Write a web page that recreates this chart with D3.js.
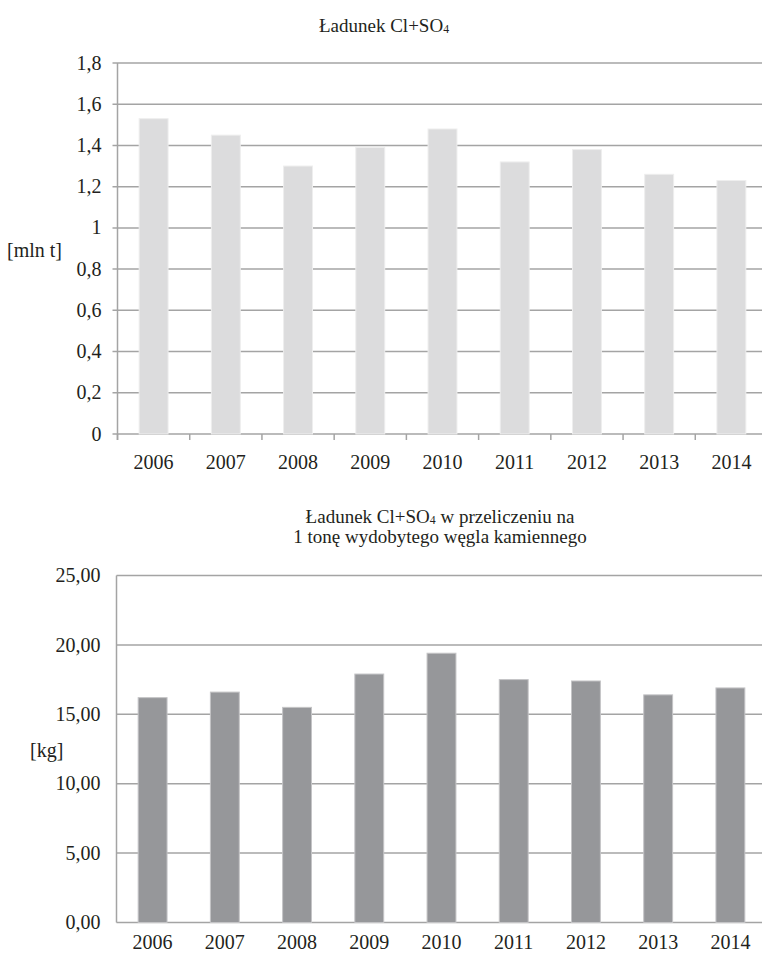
<!DOCTYPE html>
<html>
<head>
<meta charset="utf-8">
<script src="https://cdn.jsdelivr.net/npm/d3@7"></script>
<style>
  html, body { margin: 0; padding: 0; background: #fff; }
  svg { display: block; }
  text { font-family: "Liberation Serif", "Times New Roman", serif; fill: #231f20; }
</style>
</head>
<body>
<svg id="chart" width="762" height="957"></svg>
<script>
// Years shared by both panels
const years = ["2006", "2007", "2008", "2009", "2010", "2011", "2012", "2013", "2014"];
// Cl+SO4 load, million tonnes
const loadMlnT = [1.53, 1.45, 1.30, 1.39, 1.48, 1.32, 1.38, 1.26, 1.23];
// Cl+SO4 load per tonne of hard coal mined, kg
const loadKgPerT = [16.2, 16.6, 15.5, 17.9, 19.4, 17.5, 17.4, 16.4, 16.9];
// Value-axis ticks
const topTicks = [0, 0.2, 0.4, 0.6, 0.8, 1, 1.2, 1.4, 1.6, 1.8];
const bottomTicks = [0, 5, 10, 15, 20, 25];

const FONT = 20;
const GRID = "#a4a4a4";
const plLocale = d3.formatLocale({ decimal: ",", thousands: " ", grouping: [3], currency: ["", " zł"] });
const fmtTop = plLocale.format(".1~f");
const fmtBottom = plLocale.format(".2f");

const svg = d3.select("#chart");

function panel(opts) {
  const g = svg.append("g");
  const x = d3.scaleBand().domain(years).range([opts.x0, opts.x1]).paddingInner(0.6).paddingOuter(0.3);
  const y = d3.scaleLinear().domain(opts.domain).range([opts.y0, opts.y1]);

  // horizontal gridlines (with optional short outward ticks)
  g.append("g").selectAll("line").data(opts.ticks).join("line")
    .attr("x1", opts.x0 - opts.yTick).attr("x2", 762)
    .attr("y1", d => y(d)).attr("y2", d => y(d))
    .attr("stroke", GRID).attr("stroke-width", 1.5);

  // value axis line
  g.append("line")
    .attr("x1", opts.x0).attr("x2", opts.x0)
    .attr("y1", opts.y1).attr("y2", opts.y0 + (opts.xTick ? opts.xTick : 0))
    .attr("stroke", GRID).attr("stroke-width", 1.5);

  // value labels
  g.append("g").selectAll("text").data(opts.ticks).join("text")
    .attr("x", opts.x0 - opts.labelGap).attr("y", d => y(d)).attr("dy", "0.33em")
    .attr("text-anchor", "end").attr("font-size", FONT)
    .text(opts.fmt);

  // bars
  g.append("g").selectAll("rect").data(opts.values).join("rect")
    .attr("x", (d, i) => x(years[i])).attr("width", x.bandwidth())
    .attr("y", d => y(d)).attr("height", d => y(0) - y(d))
    .attr("fill", opts.fill).attr("stroke", opts.edge).attr("stroke-width", 1);

  // category ticks at band boundaries
  if (opts.xTick) {
    const step = x.step();
    g.append("g").selectAll("line").data(d3.range(years.length + 1)).join("line")
      .attr("x1", i => opts.x0 + i * step).attr("x2", i => opts.x0 + i * step)
      .attr("y1", opts.y0).attr("y2", opts.y0 + opts.xTick)
      .attr("stroke", GRID).attr("stroke-width", 1.5);
  }

  // category labels
  g.append("g").selectAll("text").data(years).join("text")
    .attr("x", d => x(d) + x.bandwidth() / 2).attr("y", opts.y0 + opts.catGap)
    .attr("text-anchor", "middle").attr("font-size", FONT)
    .text(d => d);

  // unit label
  g.append("text").attr("x", opts.unitX).attr("y", opts.unitY)
    .attr("font-size", FONT).text(opts.unit);
}

function title(lines, cx, y0, lh) {
  lines.forEach((ln, k) => {
    const t = svg.append("text").attr("x", cx).attr("y", y0 + k * lh)
      .attr("text-anchor", "middle").attr("font-size", FONT - 1);
    ln.forEach(part => {
      const s = t.append("tspan").text(part.t);
      if (part.sub) s.attr("font-size", (FONT - 1) * 0.62).attr("dy", 1);
      if (part.after) s.attr("dy", -1);
    });
  });
}

panel({
  x0: 117.5, x1: 767.5, y0: 434, y1: 63, domain: [0, 1.8], ticks: topTicks,
  yTick: 5, xTick: 6, labelGap: 16, catGap: 35, fmt: fmtTop,
  values: loadMlnT, fill: "#dcdcdd", edge: "#eeeeee",
  unit: "[mln t]", unitX: 7, unitY: 257
});

panel({
  x0: 116.5, x1: 766.5, y0: 922.5, y1: 575.5, domain: [0, 25], ticks: bottomTicks,
  yTick: 0, xTick: 0, labelGap: 16, catGap: 26, fmt: fmtBottom,
  values: loadKgPerT, fill: "#96979a", edge: "#c4c4c6",
  unit: "[kg]", unitX: 30, unitY: 757
});

title([[{ t: "Ładunek Cl+SO" }, { t: "4", sub: true }]], 384, 32, 20);
title([
  [{ t: "Ładunek Cl+SO" }, { t: "4", sub: true }, { t: " w przeliczeniu na", after: true }],
  [{ t: "1 tonę wydobytego węgla kamiennego" }]
], 440, 523, 20);
</script>
</body>
</html>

> **WHAT THIS TASK INVOLVES**: Return the listing above in full and without alteration, excluding its pictures.

> **RESPONSE TO THIS EXERCISE**:
Write a web page that recreates this chart with D3.js.
<!DOCTYPE html>
<html>
<head>
<meta charset="utf-8">
<script src="https://cdn.jsdelivr.net/npm/d3@7"></script>
<style>
  html, body { margin: 0; padding: 0; background: #fff; }
  svg { display: block; }
  text { font-family: "Liberation Serif", "Times New Roman", serif; fill: #231f20; }
</style>
</head>
<body>
<svg id="chart" width="762" height="957"></svg>
<script>
// Years shared by both panels
const years = ["2006", "2007", "2008", "2009", "2010", "2011", "2012", "2013", "2014"];
// Cl+SO4 load, million tonnes
const loadMlnT = [1.53, 1.45, 1.30, 1.39, 1.48, 1.32, 1.38, 1.26, 1.23];
// Cl+SO4 load per tonne of hard coal mined, kg
const loadKgPerT = [16.2, 16.6, 15.5, 17.9, 19.4, 17.5, 17.4, 16.4, 16.9];
// Value-axis ticks
const topTicks = [0, 0.2, 0.4, 0.6, 0.8, 1, 1.2, 1.4, 1.6, 1.8];
const bottomTicks = [0, 5, 10, 15, 20, 25];

const FONT = 20;
const GRID = "#a4a4a4";
const plLocale = d3.formatLocale({ decimal: ",", thousands: " ", grouping: [3], currency: ["", " zł"] });
const fmtTop = plLocale.format(".1~f");
const fmtBottom = plLocale.format(".2f");

const svg = d3.select("#chart");

function panel(opts) {
  const g = svg.append("g");
  const x = d3.scaleBand().domain(years).range([opts.x0, opts.x1]).paddingInner(0.6).paddingOuter(0.3);
  const y = d3.scaleLinear().domain(opts.domain).range([opts.y0, opts.y1]);

  // horizontal gridlines (with optional short outward ticks)
  g.append("g").selectAll("line").data(opts.ticks).join("line")
    .attr("x1", opts.x0 - opts.yTick).attr("x2", 762)
    .attr("y1", d => y(d)).attr("y2", d => y(d))
    .attr("stroke", GRID).attr("stroke-width", 1.5);

  // value axis line
  g.append("line")
    .attr("x1", opts.x0).attr("x2", opts.x0)
    .attr("y1", opts.y1).attr("y2", opts.y0 + (opts.xTick ? opts.xTick : 0))
    .attr("stroke", GRID).attr("stroke-width", 1.5);

  // value labels
  g.append("g").selectAll("text").data(opts.ticks).join("text")
    .attr("x", opts.x0 - opts.labelGap).attr("y", d => y(d)).attr("dy", "0.33em")
    .attr("text-anchor", "end").attr("font-size", FONT)
    .text(opts.fmt);

  // bars
  g.append("g").selectAll("rect").data(opts.values).join("rect")
    .attr("x", (d, i) => x(years[i])).attr("width", x.bandwidth())
    .attr("y", d => y(d)).attr("height", d => y(0) - y(d))
    .attr("fill", opts.fill).attr("stroke", opts.edge).attr("stroke-width", 1);

  // category ticks at band boundaries
  if (opts.xTick) {
    const step = x.step();
    g.append("g").selectAll("line").data(d3.range(years.length + 1)).join("line")
      .attr("x1", i => opts.x0 + i * step).attr("x2", i => opts.x0 + i * step)
      .attr("y1", opts.y0).attr("y2", opts.y0 + opts.xTick)
      .attr("stroke", GRID).attr("stroke-width", 1.5);
  }

  // category labels
  g.append("g").selectAll("text").data(years).join("text")
    .attr("x", d => x(d) + x.bandwidth() / 2).attr("y", opts.y0 + opts.catGap)
    .attr("text-anchor", "middle").attr("font-size", FONT)
    .text(d => d);

  // unit label
  g.append("text").attr("x", opts.unitX).attr("y", opts.unitY)
    .attr("font-size", FONT).text(opts.unit);
}

function title(lines, cx, y0, lh) {
  lines.forEach((ln, k) => {
    const t = svg.append("text").attr("x", cx).attr("y", y0 + k * lh)
      .attr("text-anchor", "middle").attr("font-size", FONT - 1);
    ln.forEach(part => {
      const s = t.append("tspan").text(part.t);
      if (part.sub) s.attr("font-size", (FONT - 1) * 0.62).attr("dy", 1);
      if (part.after) s.attr("dy", -1);
    });
  });
}

panel({
  x0: 117.5, x1: 767.5, y0: 434, y1: 63, domain: [0, 1.8], ticks: topTicks,
  yTick: 5, xTick: 6, labelGap: 16, catGap: 35, fmt: fmtTop,
  values: loadMlnT, fill: "#dcdcdd", edge: "#eeeeee",
  unit: "[mln t]", unitX: 7, unitY: 257
});

panel({
  x0: 116.5, x1: 766.5, y0: 922.5, y1: 575.5, domain: [0, 25], ticks: bottomTicks,
  yTick: 0, xTick: 0, labelGap: 16, catGap: 26, fmt: fmtBottom,
  values: loadKgPerT, fill: "#96979a", edge: "#c4c4c6",
  unit: "[kg]", unitX: 30, unitY: 757
});

title([[{ t: "Ładunek Cl+SO" }, { t: "4", sub: true }]], 384, 32, 20);
title([
  [{ t: "Ładunek Cl+SO" }, { t: "4", sub: true }, { t: " w przeliczeniu na", after: true }],
  [{ t: "1 tonę wydobytego węgla kamiennego" }]
], 440, 523, 20);
</script>
</body>
</html>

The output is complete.